Des services secrets, nous ne savons que les échecs et rarement les succès. Si l'échec provoque l'anathème, l'ingratitude est fille de la victoire. Quand à la gloire, il faut l'oublier, elle est pour les autres...

dimanche 2 avril 2023

La collaboration secrète entre Lafarge et le renseignement français au cœur d’un documentaire

 

C’est le trouble qui saisit le téléspectateur, une fois terminé le documentaire qui sera diffusé dimanche soir sur M6 dans l’émission Enquête exclusive, «Cimenterie Lafarge : la multinationale, Daech et les espions». Réalisé par Guillaume Dasquié et Nicolas Jaillard, le «52 minutes» documente comme jamais la relation entretenue par les services français, renseignement en tête, avec le géant du ciment, la dernière entreprise restée en Syrie après le déclenchement de la guerre civile et la progression sanglante des groupes terroristes dans une grande partie du pays. Une relation dangereuse.

Les multinationales et les PME ont plié bagage, l’ambassade de France à Damas a fermé en mars 2012 mais Lafarge a continué son activité dans son usine du Nord, à Jalabiya, à 80 kilomètres de Raqqa, jusqu’à l’attaque du site par Daech le 18 septembre 2014 – les employés étrangers avaient été rapatriés dès le début, il restait sur place une trentaine de locaux. La «raison d’Etat», suggère le documentaire, aurait permis au cimentier de se maintenir dans le chaudron syrien : son usine aurait servi de base «d’espionnage» au profit notamment de la DGSE, de la DGSI (renseignement intérieur) et de la direction du renseignement militaire, et ses cadres de «réseau d’espions clé en mains».

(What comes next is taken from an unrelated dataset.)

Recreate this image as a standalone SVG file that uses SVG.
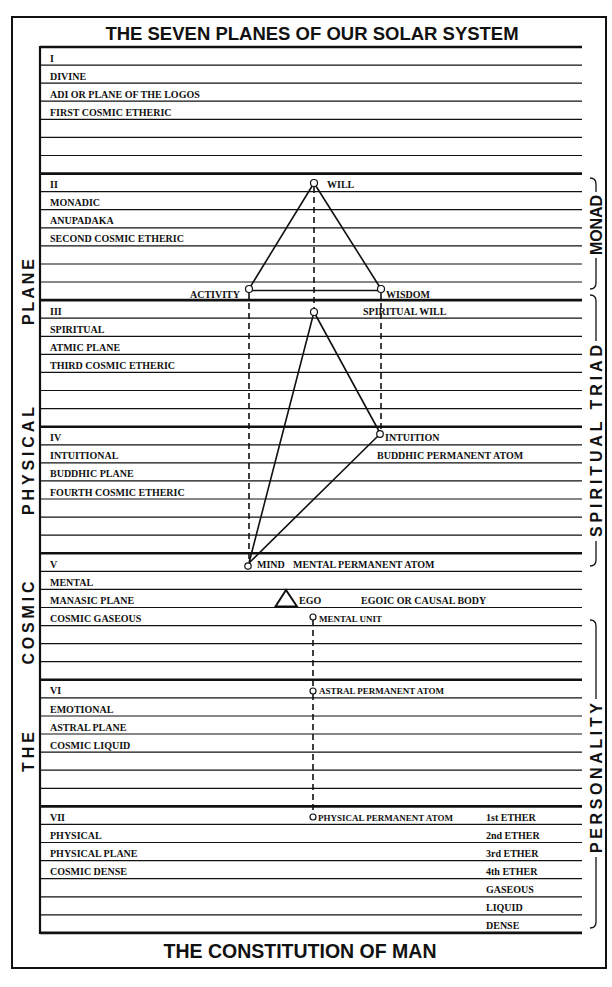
<svg xmlns="http://www.w3.org/2000/svg" width="612" height="987" viewBox="0 0 612 987">
<style>
.bg{fill:#fff}
.frame{fill:none;stroke:#111;stroke-width:2}
.row{stroke:#111;stroke-width:1.2}
.heavy{stroke:#111;stroke-width:2.6}
.lbl{font-family:"Liberation Serif",serif;font-weight:bold;font-size:10px;fill:#111}
.sm{font-size:9px}
.title{font-family:"Liberation Sans",Arial,sans-serif;font-weight:bold;fill:#111;text-anchor:middle}
.side{font-family:"Liberation Sans",Arial,sans-serif;font-weight:bold;font-size:16px;fill:#111;text-anchor:middle}
.solid{fill:none;stroke:#111;stroke-width:1.6}
.dash{fill:none;stroke:#111;stroke-width:1.6;stroke-dasharray:6 4}
.pt{fill:#fff;stroke:#111;stroke-width:1.2}
.brk{fill:none;stroke:#111;stroke-width:1.3}
</style>
<rect class="bg" x="0" y="0" width="612" height="987"/>
<rect class="frame" x="12" y="17" width="594" height="951"/>
<text class="title" x="312" y="40" font-size="18.5">THE SEVEN PLANES OF OUR SOLAR SYSTEM</text>
<text class="title" x="300" y="958" font-size="19.5">THE CONSTITUTION OF MAN</text>

<g id="grid">
<line class="heavy" x1="40" y1="47" x2="582" y2="47"/>
<line class="row" x1="40" y1="65.1" x2="582" y2="65.1"/>
<line class="row" x1="40" y1="83.2" x2="582" y2="83.2"/>
<line class="row" x1="40" y1="101.2" x2="582" y2="101.2"/>
<line class="row" x1="40" y1="119.3" x2="582" y2="119.3"/>
<line class="row" x1="40" y1="137.4" x2="582" y2="137.4"/>
<line class="row" x1="40" y1="155.5" x2="582" y2="155.5"/>
<line class="heavy" x1="40" y1="173.6" x2="582" y2="173.6"/>
<line class="row" x1="40" y1="191.6" x2="582" y2="191.6"/>
<line class="row" x1="40" y1="209.7" x2="582" y2="209.7"/>
<line class="row" x1="40" y1="227.8" x2="582" y2="227.8"/>
<line class="row" x1="40" y1="245.9" x2="582" y2="245.9"/>
<line class="row" x1="40" y1="264" x2="582" y2="264"/>
<line class="row" x1="40" y1="282" x2="582" y2="282"/>
<line class="heavy" x1="40" y1="300.1" x2="582" y2="300.1"/>
<line class="row" x1="40" y1="318.2" x2="582" y2="318.2"/>
<line class="row" x1="40" y1="336.3" x2="582" y2="336.3"/>
<line class="row" x1="40" y1="354.4" x2="582" y2="354.4"/>
<line class="row" x1="40" y1="372.4" x2="582" y2="372.4"/>
<line class="row" x1="40" y1="390.5" x2="582" y2="390.5"/>
<line class="row" x1="40" y1="408.6" x2="582" y2="408.6"/>
<line class="heavy" x1="40" y1="426.7" x2="582" y2="426.7"/>
<line class="row" x1="40" y1="444.8" x2="582" y2="444.8"/>
<line class="row" x1="40" y1="462.8" x2="582" y2="462.8"/>
<line class="row" x1="40" y1="480.9" x2="582" y2="480.9"/>
<line class="row" x1="40" y1="499" x2="582" y2="499"/>
<line class="row" x1="40" y1="517.1" x2="582" y2="517.1"/>
<line class="row" x1="40" y1="535.2" x2="582" y2="535.2"/>
<line class="heavy" x1="40" y1="553.2" x2="582" y2="553.2"/>
<line class="row" x1="40" y1="571.3" x2="582" y2="571.3"/>
<line class="row" x1="40" y1="589.4" x2="582" y2="589.4"/>
<line class="row" x1="40" y1="607.5" x2="582" y2="607.5"/>
<line class="row" x1="40" y1="625.6" x2="582" y2="625.6"/>
<line class="row" x1="40" y1="643.6" x2="582" y2="643.6"/>
<line class="row" x1="40" y1="661.7" x2="582" y2="661.7"/>
<line class="heavy" x1="40" y1="679.8" x2="582" y2="679.8"/>
<line class="row" x1="40" y1="697.9" x2="582" y2="697.9"/>
<line class="row" x1="40" y1="716" x2="582" y2="716"/>
<line class="row" x1="40" y1="734" x2="582" y2="734"/>
<line class="row" x1="40" y1="752.1" x2="582" y2="752.1"/>
<line class="row" x1="40" y1="770.2" x2="582" y2="770.2"/>
<line class="row" x1="40" y1="788.3" x2="582" y2="788.3"/>
<line class="heavy" x1="40" y1="806.4" x2="582" y2="806.4"/>
<line class="row" x1="40" y1="824.4" x2="582" y2="824.4"/>
<line class="row" x1="40" y1="842.5" x2="582" y2="842.5"/>
<line class="row" x1="40" y1="860.6" x2="582" y2="860.6"/>
<line class="row" x1="40" y1="878.7" x2="582" y2="878.7"/>
<line class="row" x1="40" y1="896.8" x2="582" y2="896.8"/>
<line class="row" x1="40" y1="914.8" x2="582" y2="914.8"/>
<line class="heavy" x1="40" y1="932.9" x2="582" y2="932.9"/>
<line x1="40" y1="46" x2="40" y2="934" stroke="#111" stroke-width="2.2"/>
</g>

<g id="plane-1">
<text class="lbl" x="50" y="61.6">I</text>
<text class="lbl" x="50" y="79.7">DIVINE</text>
<text class="lbl" x="50" y="97.7">ADI OR PLANE OF THE LOGOS</text>
<text class="lbl" x="50" y="115.8">FIRST COSMIC ETHERIC</text>
</g>
<g id="plane-2">
<text class="lbl" x="50" y="188.1">II</text>
<text class="lbl" x="50" y="206.2">MONADIC</text>
<text class="lbl" x="50" y="224.3">ANUPADAKA</text>
<text class="lbl" x="50" y="242.4">SECOND COSMIC ETHERIC</text>
</g>
<g id="plane-3">
<text class="lbl" x="50" y="314.7">III</text>
<text class="lbl" x="50" y="332.8">SPIRITUAL</text>
<text class="lbl" x="50" y="350.9">ATMIC PLANE</text>
<text class="lbl" x="50" y="368.9">THIRD COSMIC ETHERIC</text>
</g>
<g id="plane-4">
<text class="lbl" x="50" y="441.3">IV</text>
<text class="lbl" x="50" y="459.3">INTUITIONAL</text>
<text class="lbl" x="50" y="477.4">BUDDHIC PLANE</text>
<text class="lbl" x="50" y="495.5">FOURTH COSMIC ETHERIC</text>
</g>
<g id="plane-5">
<text class="lbl" x="50" y="567.8">V</text>
<text class="lbl" x="50" y="585.9">MENTAL</text>
<text class="lbl" x="50" y="604">MANASIC PLANE</text>
<text class="lbl" x="50" y="622.1">COSMIC GASEOUS</text>
</g>
<g id="plane-6">
<text class="lbl" x="50" y="694.4">VI</text>
<text class="lbl" x="50" y="712.5">EMOTIONAL</text>
<text class="lbl" x="50" y="730.5">ASTRAL PLANE</text>
<text class="lbl" x="50" y="748.6">COSMIC LIQUID</text>
</g>
<g id="plane-7">
<text class="lbl" x="50" y="820.9">VII</text>
<text class="lbl" x="50" y="839">PHYSICAL</text>
<text class="lbl" x="50" y="857.1">PHYSICAL PLANE</text>
<text class="lbl" x="50" y="875.2">COSMIC DENSE</text>
<text class="lbl" x="486" y="820.9">1st ETHER</text>
<text class="lbl" x="486" y="839">2nd ETHER</text>
<text class="lbl" x="486" y="857.1">3rd ETHER</text>
<text class="lbl" x="486" y="875.2">4th ETHER</text>
<text class="lbl" x="486" y="893.3">GASEOUS</text>
<text class="lbl" x="486" y="911.3">LIQUID</text>
<text class="lbl" x="486" y="929.4">DENSE</text>
</g>

<g id="left-title">
<text class="side" transform="translate(33.5,292) rotate(-90)" textLength="66" lengthAdjust="spacing">PLANE</text>
<text class="side" transform="translate(33.5,461) rotate(-90)" textLength="108" lengthAdjust="spacing">PHYSICAL</text>
<text class="side" transform="translate(33.5,623) rotate(-90)" textLength="83" lengthAdjust="spacing">COSMIC</text>
<text class="side" transform="translate(33.5,752) rotate(-90)" textLength="40" lengthAdjust="spacing">THE</text>
</g>

<g id="monad-bracket">
<path class="brk" d="M590,178 Q596,178 596,184 V192 M596,258 V283 Q596,289 590,289"/>
<text class="side" transform="translate(602,225) rotate(-90)" textLength="60" lengthAdjust="spacing">MONAD</text>
</g>
<g id="triad-bracket">
<path class="brk" d="M590,295 Q596,295 596,301 V341 M596,541 V560 Q596,566 590,566"/>
<text class="side" transform="translate(602,441) rotate(-90)" textLength="192" lengthAdjust="spacing">SPIRITUAL TRIAD</text>
</g>
<g id="personality-bracket">
<path class="brk" d="M590,620 Q596,620 596,626 V699 M596,857 V922 Q596,928 590,928"/>
<text class="side" transform="translate(602,778) rotate(-90)" textLength="150" lengthAdjust="spacing">PERSONALITY</text>
</g>

<g id="connectors">
<path class="solid" d="M314,183 L249,289 M314,183 L381,289 M249,290.5 H381"/>
<path class="solid" d="M314,312 L380,433 M314,312 L249,563 M380,434 L249,563"/>
<path class="dash" d="M314,187 V308"/>
<path class="dash" d="M249,293 V562"/>
<path class="dash" d="M381,293 V430"/>
<path class="dash" d="M313,620 V688 M313,694 V814"/>
</g>

<g id="will"><circle class="pt" cx="314" cy="183" r="3.5"/><text class="lbl" x="327" y="188.1">WILL</text></g>
<g id="activity"><circle class="pt" cx="249" cy="289" r="3.5"/><text class="lbl" x="240" y="297.5" text-anchor="end">ACTIVITY</text></g>
<g id="wisdom"><circle class="pt" cx="381" cy="289" r="3.5"/><text class="lbl" x="386" y="297.5">WISDOM</text></g>
<g id="spiritual-will"><circle class="pt" cx="314" cy="312" r="3.5"/><text class="lbl" x="363" y="314.7">SPIRITUAL WILL</text></g>
<g id="intuition"><circle class="pt" cx="380" cy="434" r="3.3"/><text class="lbl" x="385" y="441.3">INTUITION</text><text class="lbl" x="377" y="459.3">BUDDHIC PERMANENT ATOM</text></g>
<g id="mind"><circle class="pt" cx="248" cy="566" r="3.2"/><text class="lbl" x="257" y="567.8">MIND</text><text class="lbl" x="293" y="567.8">MENTAL PERMANENT ATOM</text></g>
<g id="ego"><path d="M286,590 L297,606.5 H275.5 Z" fill="none" stroke="#111" stroke-width="2"/><text class="lbl" x="299" y="604">EGO</text><text class="lbl" x="361" y="604">EGOIC OR CAUSAL BODY</text></g>
<g id="mental-unit"><circle class="pt" cx="313" cy="617" r="3"/><text class="lbl sm" x="319" y="622">MENTAL UNIT</text></g>
<g id="astral-atom"><circle class="pt" cx="313" cy="691" r="3"/><text class="lbl sm" x="319" y="694.4">ASTRAL PERMANENT ATOM</text></g>
<g id="physical-atom"><circle class="pt" cx="313" cy="817" r="3"/><text class="lbl sm" x="318" y="820.9">PHYSICAL PERMANENT ATOM</text></g>
</svg>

Base de données des groupes jihadistes

Le prix à payer pour continuer à produire du ciment dans cette usine flambant neuve, et en même temps renseigner l’Etat, fut maximal : kidnappings d’employés, participation volontaire à une économie de racket, versements financiers (proscrits par des décisions internationales) aux jihadistes du Front al-Nosra, ex-filiale d’Al-Qaeda, et aux assassins de l’Etat islamique, et cela jusqu’à début 2015… Devenu Holcim après sa fusion avec le groupe suisse, l’entreprise a depuis été mise en examen pour «complicité de crimes contre l’humanité», «mise en danger de la vie d’autrui» et «financement d’entreprise terroriste», et plusieurs de ses anciens hauts cadres font face aussi à ces deux dernières incriminations. La douane judiciaire chargée des investigations évalue à plusieurs millions d’euros les sommes dont Daech et ses hommes d’affaires ont bénéficié. Aux Etats-Unis, le groupe a admis sa culpabilité en acceptant de régler une amende de 777 millions de dollars (713 millions d’euros). Mais la justice française n’est pas formellement tenue par la décision américaine.

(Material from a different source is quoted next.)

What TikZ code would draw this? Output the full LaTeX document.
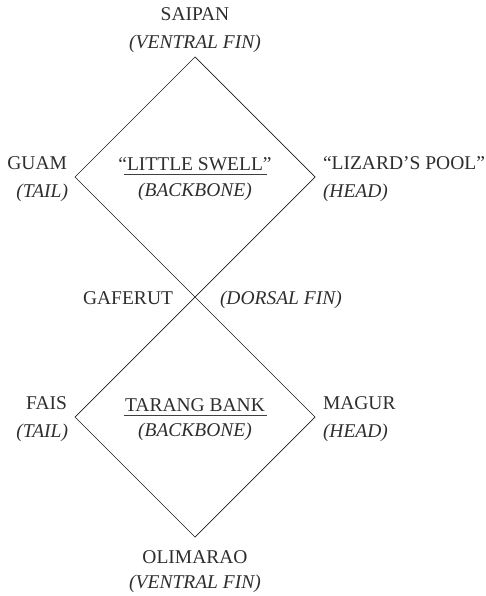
\documentclass[tikz,border=0pt]{standalone}
\usepackage{fontspec}
\setmainfont{Liberation Serif}
\begin{document}
\begin{tikzpicture}[x=1pt,y=-1pt,
  every node/.style={inner sep=0pt,outer sep=0pt,text=black!82,
    font=\fontsize{19.5}{28}\selectfont},
  place/.style={},
  role/.style={font=\fontsize{19.5}{28}\selectfont\itshape},
  edge line/.style={draw=black!90,line width=0.7pt},
  bar/.style={draw=black!75,line width=0.9pt}]
\useasboundingbox (0,0) rectangle (485,596);

% corners of the two diamonds
\coordinate (top) at (195,57);
\coordinate (ul) at (75,177);
\coordinate (ur) at (315,177);
\coordinate (cross) at (195,297);
\coordinate (ll) at (75,417);
\coordinate (lr) at (315,417);
\coordinate (bot) at (195,537);

\draw[edge line] (top) -- (ul) -- (cross) -- (lr) -- (bot) -- (ll) -- (cross) -- (ur) -- cycle;

% top and bottom
\node[place,anchor=base] (saipan) at (195,21) {SAIPAN};
\node[role,anchor=base] (saipanr) at (195,49) {(VENTRAL FIN)};
\node[place,anchor=base] (olimarao) at (195,563) {OLIMARAO};
\node[role,anchor=base] (olimaraor) at (195,588) {(VENTRAL FIN)};

% upper diamond
\node[place,anchor=base east] (guam) at (67,169) {GUAM};
\node[role,anchor=base east] (guamr) at (68,197) {(TAIL)};
\node[place,anchor=base west] (lizard) at (323,169) {“LIZARD’S POOL”};
\node[role,anchor=base west] (lizardr) at (323,197) {(HEAD)};
\node[place,anchor=base] (swell) at (195,170) {“LITTLE SWELL”};
\node[role,anchor=base] (swellr) at (195,196) {(BACKBONE)};
\coordinate (swellbarl) at (123.5,174.5);
\coordinate (swellbarr) at (266.5,174.5);
\draw[bar] (swellbarl) -- (swellbarr);

% crossing point
\node[place,anchor=base east] (gaferut) at (173,304) {GAFERUT};
\node[role,anchor=base west] (gaferutr) at (220,304) {(DORSAL FIN)};

% lower diamond
\node[place,anchor=base east] (fais) at (67,409) {FAIS};
\node[role,anchor=base east] (faisr) at (68,437) {(TAIL)};
\node[place,anchor=base west] (magur) at (323,409) {MAGUR};
\node[role,anchor=base west] (magurr) at (323,437) {(HEAD)};
\node[place,anchor=base] (tarang) at (195,411) {TARANG BANK};
\node[role,anchor=base] (tarangr) at (195,436) {(BACKBONE)};
\coordinate (tarangbarl) at (123.5,415);
\coordinate (tarangbarr) at (266.5,415);
\draw[bar] (tarangbarl) -- (tarangbarr);
\end{tikzpicture}
\end{document}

Le documentaire finit de lever le voile, déjà soulevé par Libération et d’autres journaux, sur cette collaboration secrète entre le cimentier et le renseignement tricolore. Recherché par la justice, Firas Tlass, actionnaire syrien de Lafarge, évoque face caméra depuis sa résidence de Dubaï ses missions menées en tant que source de la DGSE, rémunérées «en cash», à partir de janvier 2015. Il explique ainsi avoir constitué une base de données des groupes jihadistes évoluant sur le territoire, remise aux services secrets. Plus de 100 missions menées jusqu’en 2017, assure-t-il. A partir de 2013, l’influent Firas Tlass était également l’intermédiaire obligé de l’usine pour régler des pots-de-vin aux check-points contrôlés par Daech, afin de permettre aux camions d’entrer et de sortir de l’usine.

Sur la pointe des pieds

Ancien directeur de la sécurité de l’usine de Jalabiya (à partir de 2013), lui aussi poursuivi en France, Ahmad Jaloudi prépare des cartes indiquant la position précise des belligérants, les adresses des quartiers généraux des milices armées, la situation des check-points, des documents systématiquement adressés à Paris. Quelques jours après leur réception, comme le révèlent des notes déclassifiées de la DGSE versées au dossier judiciaire, le service d’espionnage extérieur reproduit les documents dans ses rapports. Le renseignement demande aussi à cet ancien colonel de l’armée de l’air jordanienne des informations précises sur des responsables de Daech.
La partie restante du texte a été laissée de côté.